Other studies using a pedometer in adults mostly suggest reactivity [24,25,26]. However, several factors should be considered. Firstly, adults are more sensitive to the current PA recommendation and their own PA compared to children and adolescents [27, 28]. Secondly, some teenagers cannot do PA when they wish because of their family constraints, lifestyles, and/or school rhythms [29, 30]. Another interesting difference can be observed in the direct and continuous view of the results; adults could observe the digital screen of their pedometer, which contrasts with the measurement of PA by the accelerometer in our study, where all subjects remained blind to their individual counts throughout the study. In addition, when PA was assessed by use of a pedometer, the participants were asked to file a daily step log, which may have further affected their motivation for PA. Wearing a pedometer has been reported to be a simple, noninvasive way to increase awareness of daily activity, which led to an increase in PA by adult women [31].

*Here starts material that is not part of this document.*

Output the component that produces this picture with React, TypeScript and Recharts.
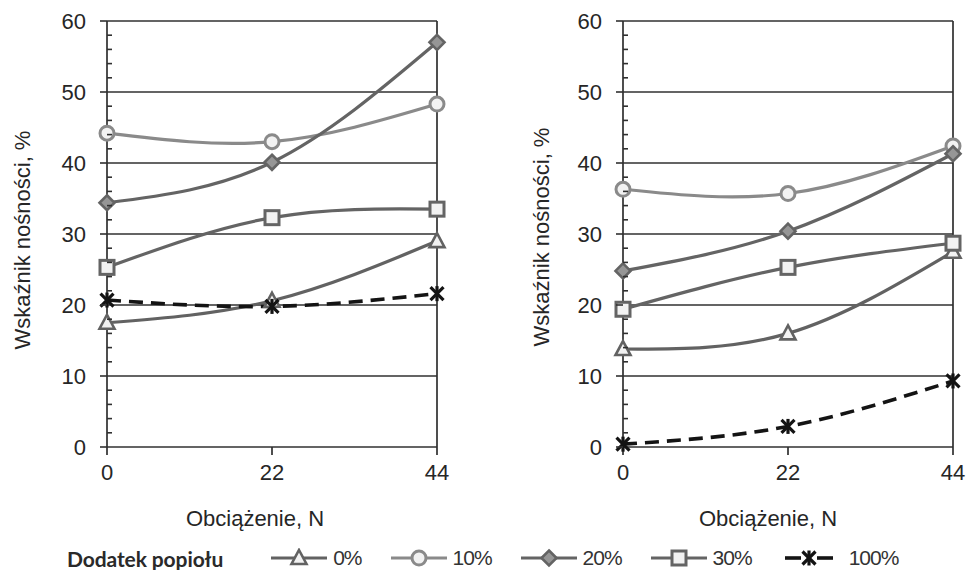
import React from 'react'
import { LineChart, Line, XAxis, YAxis, ReferenceLine } from 'recharts'

// load on the x axis, N
const loads = [0, 22, 44]
const yTicks = [0, 2, 4, 6, 8, 10, 12, 14, 16, 18, 20, 22, 24, 26, 28, 30, 32, 34, 36, 38, 40, 42, 44, 46, 48, 50, 52, 54, 56, 58, 60]
const yGrid = [10, 20, 30, 40, 50, 60]

const seriesKeys = ['p0', 'p10', 'p20', 'p30', 'p100']
const seriesNames = ['0%', '10%', '20%', '30%', '100%']

// left panel
const left0 = [17.5, 20.6, 29.0]
const left10 = [44.2, 43.0, 48.3]
const left20 = [34.4, 40.1, 57.0]
const left30 = [25.3, 32.3, 33.5]
const left100 = [20.7, 19.8, 21.6]

// right panel
const right0 = [13.8, 16.0, 27.5]
const right10 = [36.3, 35.7, 42.4]
const right20 = [24.8, 30.4, 41.3]
const right30 = [19.4, 25.3, 28.7]
const right100 = [0.4, 2.9, 9.3]

const toRows = (cols: number[][]) =>
  loads.map((n, i) => {
    const row: Record<string, number> = { n }
    seriesKeys.forEach((k, j) => { row[k] = cols[j][i] })
    return row
  })

const leftRows = toRows([left0, left10, left20, left30, left100])
const rightRows = toRows([right0, right10, right20, right30, right100])

const styles: Record<string, { color: string; shape: string; dash?: string; width: number }> = {
  p0: { color: '#626262', shape: 'triangle', width: 3.2 },
  p10: { color: '#8a8a8a', shape: 'circle', width: 3.2 },
  p20: { color: '#646464', shape: 'diamond', width: 3.2 },
  p30: { color: '#646464', shape: 'square', width: 3.2 },
  p100: { color: '#141414', shape: 'star', dash: '14 8', width: 3.6 },
}

const axisColor = '#303030'
const textColor = '#262626'
const font = "'Liberation Sans', Arial, sans-serif"

function Marker({ cx, cy, shape, color }: any) {
  if (cx == null || cy == null) return null
  if (shape === 'triangle')
    return <path d={`M${cx},${cy - 8} L${cx + 7.5},${cy + 6} L${cx - 7.5},${cy + 6} Z`} fill="#f2f2f2" stroke={color} strokeWidth={2.6} />
  if (shape === 'circle') return <circle cx={cx} cy={cy} r={7} fill="#f2f2f2" stroke={color} strokeWidth={3} />
  if (shape === 'diamond')
    return <path d={`M${cx},${cy - 7.5} L${cx + 7.5},${cy} L${cx},${cy + 7.5} L${cx - 7.5},${cy} Z`} fill="#969696" stroke={color} strokeWidth={2.6} />
  if (shape === 'square') return <rect x={cx - 7} y={cy - 7} width={14} height={14} fill="#f2f2f2" stroke={color} strokeWidth={3} />
  return (
    <g stroke={color} strokeWidth={3.2}>
      <line x1={cx - 6.5} y1={cy - 6.5} x2={cx + 6.5} y2={cy + 6.5} />
      <line x1={cx - 6.5} y1={cy + 6.5} x2={cx + 6.5} y2={cy - 6.5} />
      <line x1={cx} y1={cy - 7.5} x2={cx} y2={cy + 7.5} />
    </g>
  )
}

function YTick({ x, y, payload }: any) {
  const ax = x + 8 // tickSize 6 + tickMargin 2
  const major = payload.value % 10 === 0
  return (
    <g>
      {major ? (
        <line x1={ax - 7} x2={ax} y1={y} y2={y} stroke={axisColor} strokeWidth={1.6} />
      ) : (
        <line x1={ax} x2={ax + 5} y1={y} y2={y} stroke={axisColor} strokeWidth={1.6} />
      )}
      {major && (
        <text x={ax - 21} y={y} dy="0.36em" textAnchor="end" fontSize={22} fill={textColor} fontFamily={font}>
          {payload.value}
        </text>
      )}
    </g>
  )
}

function Panel({ rows, width, marginLeft, marginRight }: { rows: any[]; width: number; marginLeft: number; marginRight: number }) {
  return (
    <LineChart width={width} height={500} data={rows} margin={{ top: 21, right: marginRight, left: marginLeft, bottom: 23 }}>
      <XAxis
        dataKey="n" type="number" domain={[0, 44]} ticks={loads} height={30}
        tick={{ fontSize: 22, fill: textColor, fontFamily: font }}
        tickSize={8} tickMargin={9}
        axisLine={{ stroke: axisColor, strokeWidth: 1.7 }}
        tickLine={{ stroke: axisColor, strokeWidth: 1.7 }}
      />
      <YAxis
        domain={[0, 60]} ticks={yTicks} interval={0} width={60}
        tick={<YTick />} tickLine={false}
        axisLine={{ stroke: axisColor, strokeWidth: 1.7 }}
      />
      {yGrid.map((v) => (
        <ReferenceLine key={v} y={v} stroke={axisColor} strokeWidth={1.7} />
      ))}
      <ReferenceLine x={44} stroke={axisColor} strokeWidth={1.7} />
      {seriesKeys.map((k, i) => {
        const s = styles[k]
        return (
          <Line
            key={k} dataKey={k} name={seriesNames[i]} type="natural"
            stroke={s.color} strokeWidth={s.width} strokeDasharray={s.dash}
            dot={(p: any) => <Marker key={`${k}-${p.index}`} cx={p.cx} cy={p.cy} shape={s.shape} color={s.color} />}
            activeDot={false} isAnimationActive={false}
          />
        )
      })}
    </LineChart>
  )
}

const titleStyle: React.CSSProperties = {
  position: 'absolute', fontSize: 22, fontFamily: font, color: textColor,
  lineHeight: '28px', textAlign: 'center', whiteSpace: 'nowrap',
}

function YTitle({ cx, cy }: { cx: number; cy: number }) {
  return (
    <div style={{ ...titleStyle, width: 300, height: 28, left: cx - 150, top: cy - 14, transform: 'rotate(-90deg)' }}>
      Wskaźnik nośności, %
    </div>
  )
}

function XTitle({ cx, cy }: { cx: number; cy: number }) {
  return (
    <div style={{ ...titleStyle, width: 300, left: cx - 150, top: cy - 14 }}>Obciążenie, N</div>
  )
}

function LegendSample({ k }: { k: string }) {
  const s = styles[k]
  return (
    <svg width={56} height={20} style={{ display: 'block' }}>
      {s.dash ? (
        <g stroke={s.color} strokeWidth={s.width}>
          <line x1={4} x2={20} y1={10} y2={10} />
          <line x1={36} x2={52} y1={10} y2={10} />
        </g>
      ) : (
        <line x1={0} x2={56} y1={10} y2={10} stroke={s.color} strokeWidth={s.width} />
      )}
      <Marker cx={28} cy={10} shape={s.shape} color={s.color} />
    </svg>
  )
}

export default function App() {
  return (
    <div style={{ position: 'absolute', left: 0, top: 0, width: 967, height: 570, background: '#fff', overflow: 'hidden' }}>
      <div style={{ position: 'absolute', left: 0, top: 0 }}>
        <Panel rows={leftRows} width={480} marginLeft={47} marginRight={43} />
      </div>
      <div style={{ position: 'absolute', left: 480, top: 0 }}>
        <Panel rows={rightRows} width={487} marginLeft={83} marginRight={14} />
      </div>
      <YTitle cx={23} cy={240} />
      <YTitle cx={542} cy={237} />
      <XTitle cx={255} cy={519} />
      <XTitle cx={768} cy={519} />
      <div style={{ position: 'absolute', left: 67, top: 544, height: 28, display: 'flex', alignItems: 'center' }}>
        <span style={{ fontFamily: "Lato, 'Open Sans', sans-serif", fontWeight: 700, fontSize: 21, color: '#2a2a2a', marginRight: 48, letterSpacing: -0.1 }}>
          Dodatek popiołu
        </span>
        {seriesKeys.map((k, i) => (
          <div key={k} style={{ display: 'flex', alignItems: 'center', marginRight: 29 }}>
            <LegendSample k={k} />
            <span style={{ marginLeft: k === 'p100' ? 12 : 6, fontFamily: font, fontSize: 21, letterSpacing: -1, color: '#333' }}>
              {seriesNames[i]}
            </span>
          </div>
        ))}
      </div>
    </div>
  )
}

The main strength of the study is the use of the random assignment of treatment condition vs. real covert condition, which provides confidence in our findings. However, our results have to be interpreted with caution because we only included healthy young people. Therefore, our conclusions cannot be extended to pathologic conditions. It would be judicious to investigate the reactivity in subpopulations including overweight or obese children and other chronic diseases such as respiratory diseases or diabetes. Finally, we did not collect the parents’ education level or socioeconomic status. These parameters may influence attitudes to healthy lifestyles, PA, and the motivation to wear a monitor.

Conclusions

Our findings show that the awareness of wearing an accelerometer does not influence PA and PA patterns in healthy youth people. Therefore, the study confirms that accelerometry is an objective method that accurately reflects habitual PA and can be used for monitoring PA in children and adolescents.